Recorded data -
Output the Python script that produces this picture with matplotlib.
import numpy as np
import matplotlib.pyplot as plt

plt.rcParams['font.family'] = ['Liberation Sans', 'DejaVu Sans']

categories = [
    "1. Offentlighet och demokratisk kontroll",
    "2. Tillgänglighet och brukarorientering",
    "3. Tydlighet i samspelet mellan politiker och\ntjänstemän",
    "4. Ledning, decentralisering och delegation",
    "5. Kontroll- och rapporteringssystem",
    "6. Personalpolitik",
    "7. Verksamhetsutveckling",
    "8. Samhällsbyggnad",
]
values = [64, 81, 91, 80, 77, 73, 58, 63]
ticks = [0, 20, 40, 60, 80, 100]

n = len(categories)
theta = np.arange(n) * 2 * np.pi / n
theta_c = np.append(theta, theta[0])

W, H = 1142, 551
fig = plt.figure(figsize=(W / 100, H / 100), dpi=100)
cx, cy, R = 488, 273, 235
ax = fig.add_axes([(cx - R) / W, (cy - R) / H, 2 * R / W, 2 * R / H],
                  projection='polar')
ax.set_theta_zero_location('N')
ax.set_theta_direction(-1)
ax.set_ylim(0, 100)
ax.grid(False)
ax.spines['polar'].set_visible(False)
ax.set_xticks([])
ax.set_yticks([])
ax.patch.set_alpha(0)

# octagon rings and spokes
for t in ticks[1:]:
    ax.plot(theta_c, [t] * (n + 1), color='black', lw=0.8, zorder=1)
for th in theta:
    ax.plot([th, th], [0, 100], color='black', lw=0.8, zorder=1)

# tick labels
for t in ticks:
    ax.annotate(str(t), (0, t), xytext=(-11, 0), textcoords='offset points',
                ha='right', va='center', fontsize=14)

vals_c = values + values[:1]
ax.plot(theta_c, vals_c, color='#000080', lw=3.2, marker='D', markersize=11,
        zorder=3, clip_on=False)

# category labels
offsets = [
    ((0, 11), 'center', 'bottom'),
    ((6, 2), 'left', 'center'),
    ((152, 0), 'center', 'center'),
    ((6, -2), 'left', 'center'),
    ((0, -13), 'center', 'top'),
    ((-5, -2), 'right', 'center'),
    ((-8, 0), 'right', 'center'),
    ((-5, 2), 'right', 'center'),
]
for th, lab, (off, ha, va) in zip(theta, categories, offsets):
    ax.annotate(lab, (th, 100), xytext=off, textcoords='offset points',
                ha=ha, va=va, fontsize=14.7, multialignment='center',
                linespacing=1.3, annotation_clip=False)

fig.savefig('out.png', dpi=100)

Written problem - Print exactly, and only, the lines beginning at the top of the listing and ending at the line with "plt.rcParams['font.family'] = ['Liberation".

The solution -
Output the Python script that produces this picture with matplotlib.
import numpy as np
import matplotlib.pyplot as plt

plt.rcParams['font.family'] = ['Liberation Sans', 'DejaVu Sans']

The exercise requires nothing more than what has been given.